Features highlights of Cassilly's life and career.

  1. Cassilly graduates from St. John Vianney High School in Kirkwood.

  2. At a competition sponsored by the St. Louis Artists' Guild, Cassilly wins the Stephen Kessler Memorial Prize, and $250, for an untitled sculpture of a standing woman carved in walnut.

  3. Cassilly becomes the first man to graduate from Fontbonne University (then Fontbonne College), which previously had been a school for women.

  4. While on honeymoon in Rome, Cassilly rushes at and punches a man who was smashing Michelangelo's "Pieta" with a hammer. Security guards spirit the vandal away from the angry crowd at St. Peter's Basilica.
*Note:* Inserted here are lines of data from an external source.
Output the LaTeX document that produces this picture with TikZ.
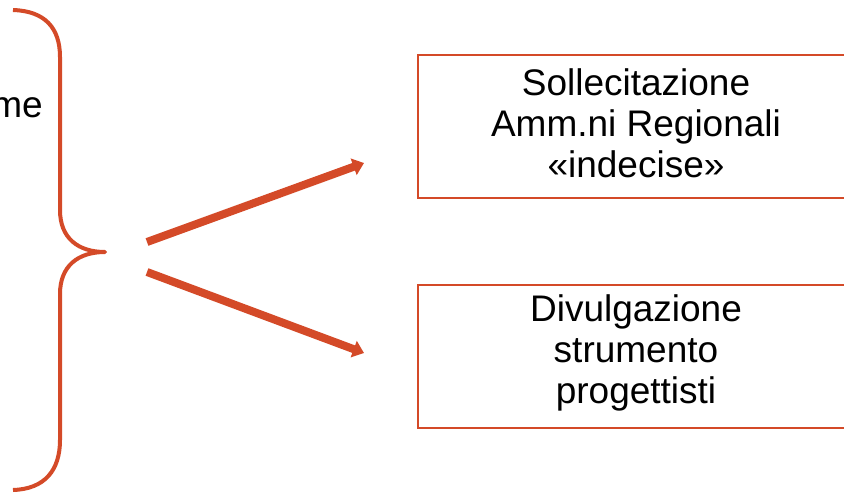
\documentclass[tikz,border=0pt]{standalone}
\usepackage{fontspec}
\setmainfont{Liberation Sans}
\usetikzlibrary{arrows.meta}
\definecolor{accent}{HTML}{D44A28}
\begin{document}
\begin{tikzpicture}[x=1pt,y=-1pt,
  bracestyle/.style={draw=accent,line width=4pt,line join=round},
  boxstyle/.style={draw=accent,line width=2pt,minimum width=460pt,minimum height=143pt,inner sep=0pt},
  lbl/.style={font=\fontsize{37}{41}\selectfont,align=center,inner sep=0pt,text=black},
  bigarrow/.style={draw=accent,line width=8pt,-{Triangle[length=11pt,width=17pt]}}]
\useasboundingbox (0,0) rectangle (844,493);
\begin{scope}
\clip (0,0) rectangle (844,493);
% brace
\coordinate (btop) at (13,10);
\coordinate (btip) at (105,252);
\coordinate (bbot) at (13,490);
\draw[bracestyle] (btop) .. controls (45,11) and (60,28) .. (60,57) -- (60,210)
  .. controls (60,238) and (78,252) .. (btip)
  .. controls (78,252) and (60,266) .. (60,294) -- (60,440)
  .. controls (60,470) and (45,489) .. (bbot);
\node[lbl,anchor=base east] (me) at (43,117) {me};
% boxes
\node[boxstyle,anchor=north west] (box1) at (417,54) {};
\node[boxstyle,anchor=north west] (box2) at (417,284) {};
\node[lbl] (t1) at (636,123) {Sollecitazione\\Amm.ni Regionali\\«indecise»};
\node[lbl] (t2) at (636,353) {Divulgazione\\strumento\\progettisti};
% arrows
\coordinate (a1s) at (147,242);
\coordinate (a1e) at (364,163);
\coordinate (a2s) at (147,272);
\coordinate (a2e) at (364,353);
\draw[bigarrow] (a1s) -- (a1e);
\draw[bigarrow] (a2s) -- (a2e);
\end{scope}
\end{tikzpicture}
\end{document}
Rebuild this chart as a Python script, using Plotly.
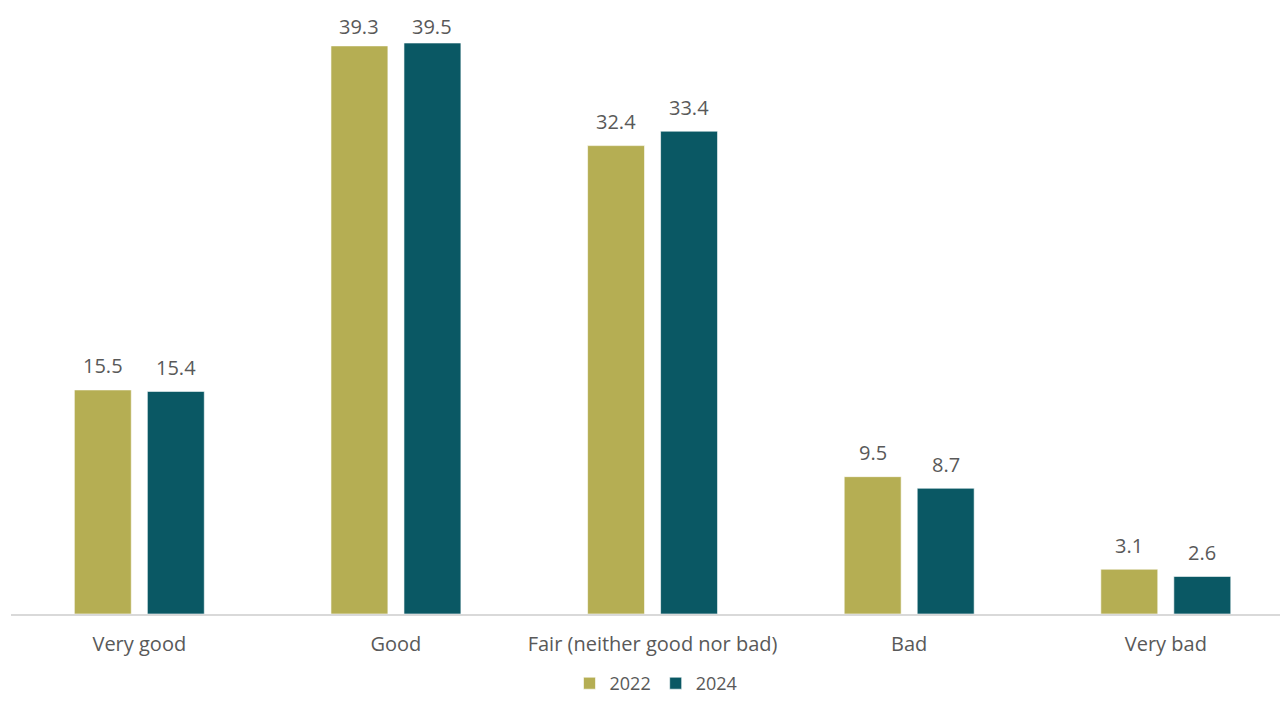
import plotly.graph_objects as go

categories = ["Very good", "Good", "Fair (neither good nor bad)", "Bad", "Very bad"]
values_2022 = [15.5, 39.3, 32.4, 9.5, 3.1]
values_2024 = [15.4, 39.5, 33.4, 8.7, 2.6]
series_names = ["2022", "2024"]
colors = ["#B5AE53", "#0A5864"]

FONT = "Open Sans, Noto Sans, sans-serif"
TEXT_COLOR = "#595959"
FS = 20
Y_MAX = 41.09
LABEL_CAP = 39.0  # labels of the tallest bars stay inside the chart area

fig = go.Figure()
for name, vals, col in zip(series_names, [values_2022, values_2024], colors):
    fig.add_trace(go.Bar(
        name=name, x=categories, y=vals,
        marker=dict(color=col, line=dict(color="rgba(255,255,255,0.6)", width=1)),
    ))

# value labels above each bar, offset to the bar's slot within the group
slot_px = 36.5
for offsets, vals in zip([-slot_px, slot_px], [values_2022, values_2024]):
    for cat, v in zip(categories, vals):
        fig.add_annotation(
            x=cat, y=min(v, LABEL_CAP), xref="x", yref="y", text=f"{v:.1f}",
            showarrow=False, xshift=offsets, yshift=24, yanchor="middle",
            font=dict(family=FONT, size=FS, color=TEXT_COLOR),
        )

fig.update_layout(
    width=1280, height=702,
    margin=dict(l=11, r=0, t=20, b=88, autoexpand=False),
    paper_bgcolor="white", plot_bgcolor="white",
    barmode="group", bargap=0.431, bargroupgap=0.22,
    showlegend=True,
    legend=dict(
        orientation="h", x=0.5125, xanchor="center", xref="container",
        y=0, yanchor="bottom", yref="container",
        font=dict(family=FONT, size=18, color=TEXT_COLOR),
        itemwidth=30, traceorder="normal",
    ),
    font=dict(family=FONT, color=TEXT_COLOR),
)
fig.update_xaxes(
    range=[-0.5, 4.445], showgrid=False, showline=True, linecolor="#D9D9D9", linewidth=2,
    ticks="outside", ticklen=11, tickcolor="rgba(0,0,0,0)", tickangle=0, automargin=False,
    tickfont=dict(family=FONT, size=FS, color=TEXT_COLOR),
)
fig.update_yaxes(range=[0, Y_MAX], visible=False, showgrid=False, zeroline=False)

fig.write_html("out.html")
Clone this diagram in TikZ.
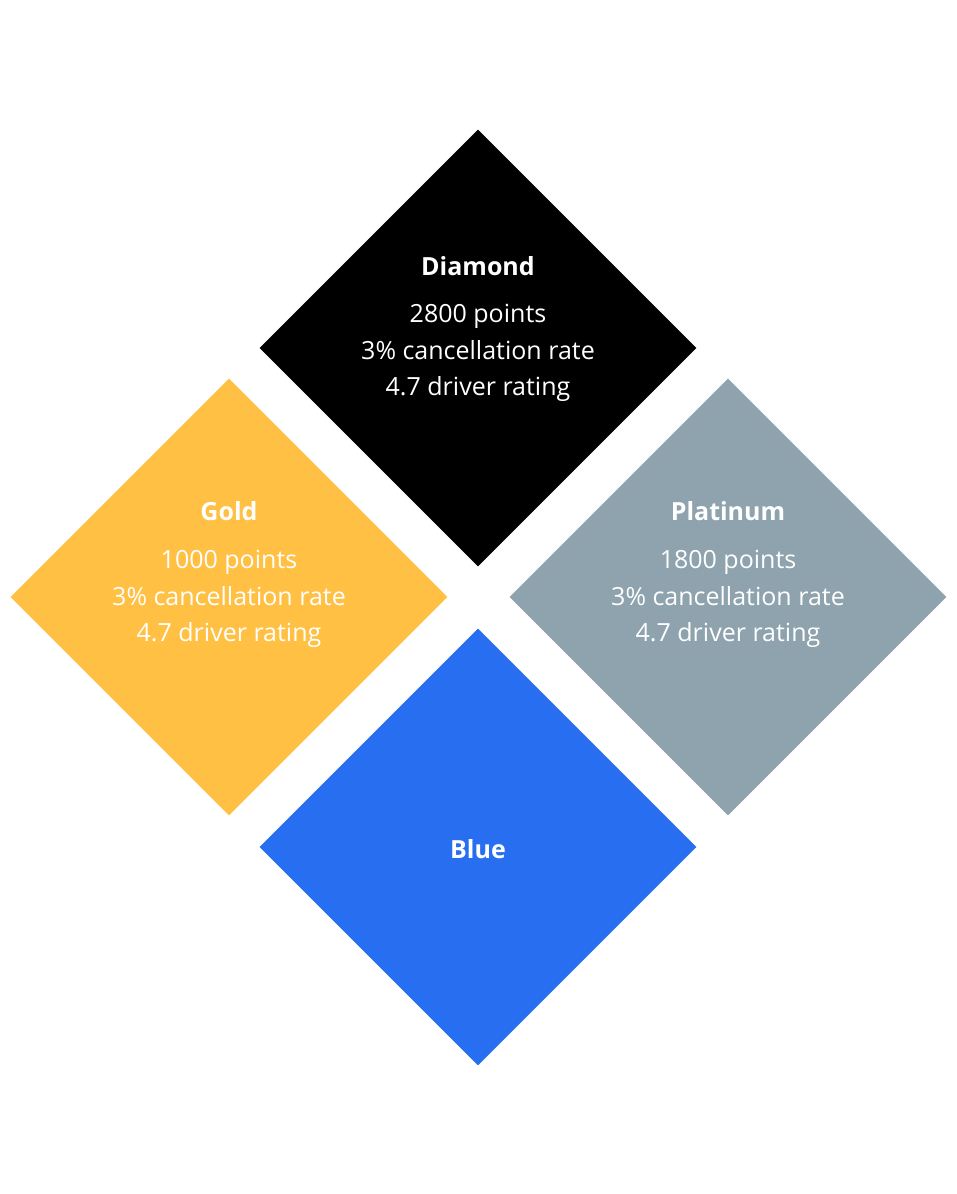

  5. Cassilly moves to Hawaii after selling Park Place, a restaurant he owned in Lafayette Square. He lives by the ocean and makes wood carvings but gets bored after a year and returns to St. Louis.

  6. Cassilly starts a business, Cast Stone, which specializes in building architectural ornaments from inexpensive materials, such as fiberglass and polyurethane foam.

  7. Work finishes on six new town houses in the 1500 block of Mississippi Avenue, all with Victorian facades designed by Cassilly. The buildings are the first three-story homes to be built in Lafayette Square since the turn of the century.

  8. The St. Louis Zoo installs a sculpture by Cassilly of Marlin Perkins cradling a baby lion.

  9. Workers install a 45-foot-long model of a squid in the St. Louis Zoo's Living World building. Cassilly sculpted the 600-pound squid. Other Cassilly works, including a 28-foot great white shark, would later join the display.

  10. Crowds flock to the opening of Turtle Park, at Oakland and Tamm avenues. The park boasts seven concrete turtles, ranging in size from 7 to 40 feet long, and a giant python formed by Cassilly.

  11. Cassilly opens City Museum in an old shoe factory on North 15th Street.

  12. Some preservationists are aghast after Cassilly sculpts human figures from a crumbling portion of the World's Fair Wall, a barrier that faces Forest Park Parkway between Des Peres Avenue and Union Boulevard. A nearby homeowner had given Cassilly permission, but the artist didn't seek approval from the city or the residents' association that owned the wall.

  13. Cassilly spray paints the words "Help" and "We've been slimed" on the shells of Turtle Park sculptures because he was upset the city had applied a thick coat of epoxy to the sculptures. When asked about the incident, Cassilly says. "I take the Fifth."

  14. Cassilly divorces wife Gail, who co-founded City Museum and ran its day-to-day operations. About that time, Cassilly quits the museum but continues to act as landlord. Saddled with debt, the museum's board ultimately sells the place to Cassilly, who turns it into a for-profit institution.

  15. Cassilly announces his plans for "Cementland," an attraction on 53 acres surrounding a defunct cement plant.

  16. The World Aquarium, a 13,500-square-foot exhibit, opens on the second floor of City Museum.

  17. Cassilly marries Melissa Giovanna "Gigi" Zompa, an oil painter and designer whom he had hired to paint the museum's concrete columns.

  18. City Museum opens rooftop attractions, including fountains, a splash pool, slides, a Ferris wheel and a school bus.

  19. Cassilly is found dead on a bulldozer at Cementland.